Pourtant, en Suisse, on pense souvent qu’il n’y a pas de pauvreté. On dispose aussi de filets sociaux, d’aides étatiques… Ces personnes passent entre les mailles du filet. Est-ce que ce filet est suffisant?

Il existe, c’est certain. Mais est-il suffisant? Les mailles sont encore trop larges. Et les personnes concernées ne sont pas seulement des cas “extrêmes”. Ce sont nos voisins, nos amis: familles monoparentales, familles nombreuses, personnes âgées avec une petite rente… La pauvreté peut toucher toutes sortes de profils. Dans un monde idéal, des associations comme Caritas Fribourg, ou d’autres acteurs sociaux, seraient presque inutiles. Mais nous n’y sommes pas encore, et tout le monde s'accorde à dire que le monde idéal n’est encore pas arrivé.

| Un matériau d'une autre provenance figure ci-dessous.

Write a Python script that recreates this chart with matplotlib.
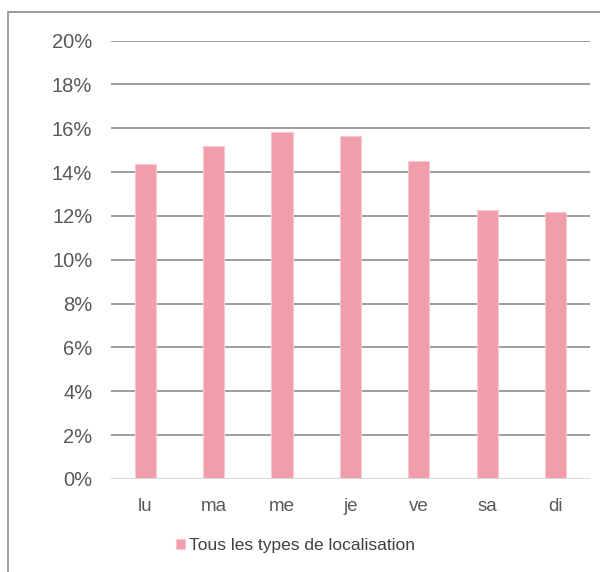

Les prestations de Caritas ont un coût. La demande augmente, et les épiceries n’ont pas vocation à être bénéficiaires. Avez-vous les moyens financiers de suivre ?

En 2026, ce sera un véritable défi. Nous avons eu la chance, ces deux dernières années, de bénéficier d’un soutien de l’État pour développer notamment les permanences sociales dans toutes les régions fribourgeoises. Cette aide va malheureusement s’arrêter. Nous recevons aussi un fort soutien de la Coopération ecclésiastique catholique, mais elle a déjà diminué ses subsides cette année, et ils seront à nouveau réduits en 2026.

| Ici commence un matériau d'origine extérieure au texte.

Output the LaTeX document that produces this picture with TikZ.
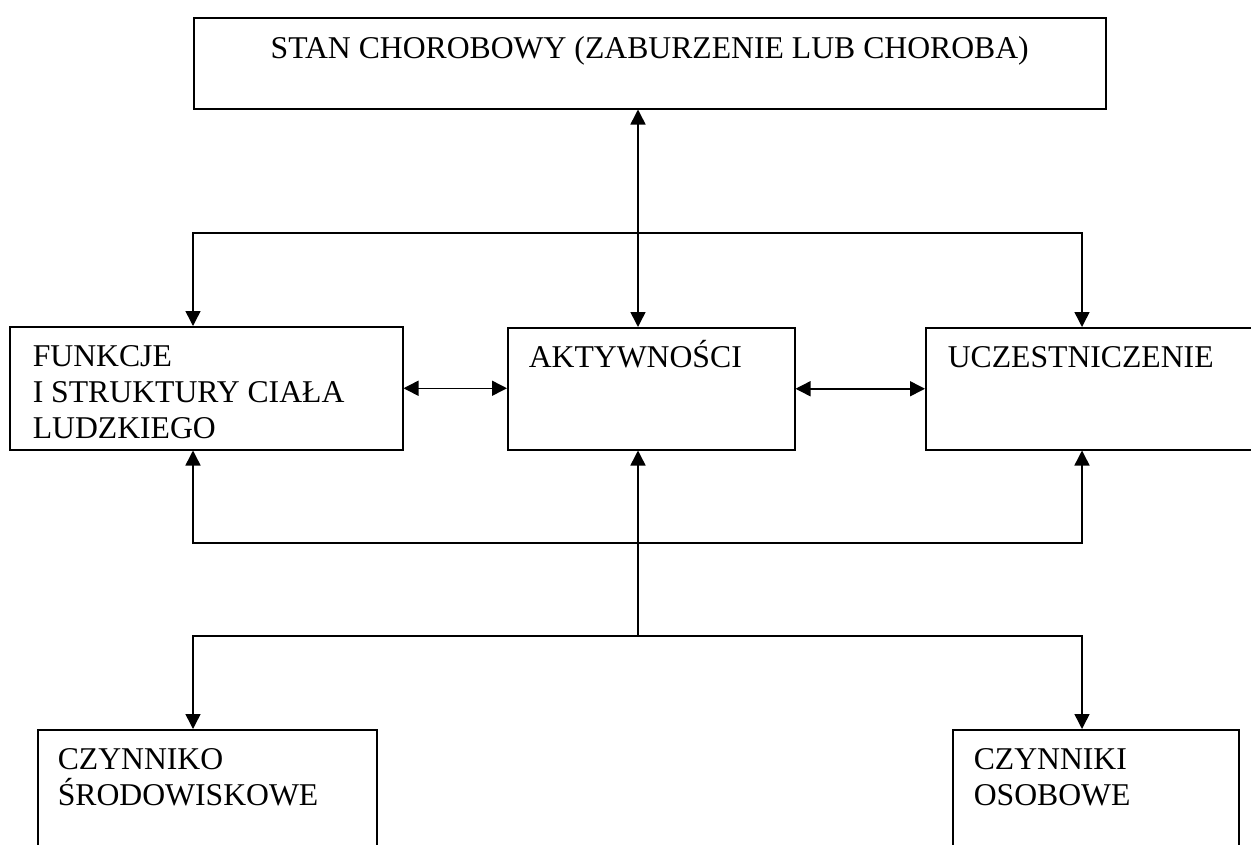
\documentclass[tikz,border=0pt]{standalone}
\usepackage{fontspec}
\setmainfont{Liberation Serif}
\usetikzlibrary{arrows.meta}

\begin{document}
\begin{tikzpicture}[
    x=1pt, y=-1pt,
    >={Triangle[length=15pt, width=15pt]},
    line width=1.5pt,
    box/.style={draw, anchor=north west, inner sep=0pt},
    lbl/.style={inner sep=0pt, align=left, font=\fontsize{31.7}{36}\selectfont},
]
    \useasboundingbox (0, 0) rectangle (1251, 844);
    \clip (0, 0) rectangle (1251, 844);

    % TOP BOX
    \node (stan) at (193, 17) [box, minimum width=912pt, minimum height=91pt] {};
    \node (stan_lbl) at ([yshift=-41pt]stan.north) [lbl, anchor=base] {STAN CHOROBOWY (ZABURZENIE LUB CHOROBA)};

    % MIDDLE ROW
    \node (funkcje) at (9, 326) [box, minimum width=393pt, minimum height=123pt] {};
    \node (aktywnosci) at (507, 327) [box, minimum width=287pt, minimum height=122pt] {};
    \node (uczestniczenie) at (925, 327) [box, minimum width=340pt, minimum height=122pt] {}; % runs off the page
    % (base = last line, so the shift goes to the last baseline)
    \node (funkcje_lbl) at ([shift={(23, 112)}]funkcje.north west) [lbl, anchor=base west] {FUNKCJE\\I STRUKTURY CIAŁA\\LUDZKIEGO};
    \node (aktywnosci_lbl) at ([shift={(21, 40)}]aktywnosci.north west) [lbl, anchor=base west] {AKTYWNOŚCI};
    \node (uczestniczenie_lbl) at ([shift={(22, 40)}]uczestniczenie.north west) [lbl, anchor=base west] {UCZESTNICZENIE};

    % BOTTOM ROW (cut by the page edge)
    \node (czynniki_srod) at (37, 729) [box, minimum width=339pt, minimum height=140pt] {};
    \node (czynniki_osob) at (952, 729) [box, minimum width=286pt, minimum height=140pt] {};
    \node (czynniki_srod_lbl) at ([shift={(20, 76)}]czynniki_srod.north west) [lbl, anchor=base west] {CZYNNIKO\\ŚRODOWISKOWE};
    \node (czynniki_osob_lbl) at ([shift={(21, 76)}]czynniki_osob.north west) [lbl, anchor=base west] {CZYNNIKI\\OSOBOWE};

    % BUS POINTS
    \coordinate (upper_bus) at (638, 233);
    \coordinate (lower_bus) at (638, 543);
    \coordinate (base_bus) at (638, 636);
    \coordinate (left_x) at (193, 0);
    \coordinate (right_x) at (1082, 0);

    % Connections
    \draw[<->] (upper_bus |- stan.south) -- (upper_bus |- aktywnosci.north);
    \draw[<->] (left_x |- funkcje.north) |- (right_x |- upper_bus) -- (right_x |- uczestniczenie.north);
    \draw[<->] (funkcje.east) -- (funkcje.east -| aktywnosci.west);
    \draw[<->] (aktywnosci.east) -- (aktywnosci.east -| uczestniczenie.west);
    \draw[<->] (left_x |- funkcje.south) |- (right_x |- lower_bus) -- (right_x |- uczestniczenie.south);
    \draw[->] (base_bus) -- (base_bus |- aktywnosci.south);
    \draw[<->] (left_x |- czynniki_srod.north) |- (right_x |- base_bus) -- (right_x |- czynniki_osob.north);
\end{tikzpicture}
\end{document}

Concrètement, il nous manquera environ 300 000 francs pour boucler notre budget (environ 4,5 millions). C’est très préoccupant: que fait-on si nous ne trouvons pas cet argent? Est-ce qu’on ferme? Aujourd’hui, Caritas dit non. Les Fribourgeoises et les Fribourgeois ont besoin de ces services, y compris dans les régions. Nous voulons les maintenir, et nous allons chercher de nouvelles sources de financement pour compenser ces manques.